Air as a Workshop Tool

Thinking about it, there is hardly a tool that I’ve added to the workshop that I really knew what to expect from it, or whether it would be as useful as the price indicated.  In part I hope that this blog does actually help others so they can make more rationalised decisions about what they are buying, or what would actually be a useful tool to have.

Some tools that I’ve discovered to be indispensable (that I didn’t really know before purchasing) include the bandsaw, the thicknesser and the router table.  In each case it was as much because I’d never actually seen one being used or really knew what it was capable of.  These days it is a lot easier, because I have learned a lot over the last few years and have a pretty fair idea of what I still need and why, but it was kind of exciting buying tools and then discovering what they were actually good for!

One ‘tool’ that I have found to be suprisingly useful is compressed air.  I was quite exposed to it in the navy – it is used for everything on the ships, but I wasn’t so sure if an air compressor would be really useful in a woodworking workshop.  How little did I know.  Now I’d definitely recommend any woodworking workshop to have some sort of supply of compressed air.

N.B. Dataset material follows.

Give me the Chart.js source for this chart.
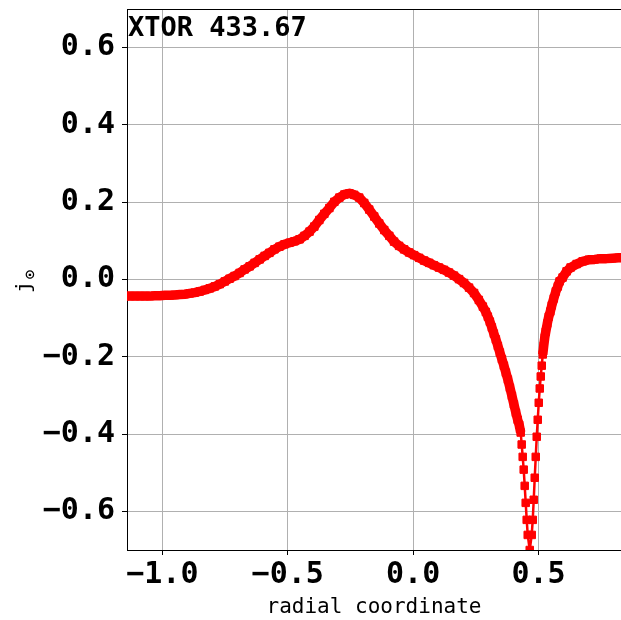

I’ve used it to drive an impact wrench to free a rusted nut, as a glorified broom, driving a nailgun, even pumping up a car tire, and blowing up balloons for a party.

I’d definitely say the bigger the better where it comes to compressors, but even so, the small 24l GMC compressor I have has proven very useful, particularly for portable air.  I also have a 40l one permanently located in the shed, and coupled to a hose-reel which is another great addition.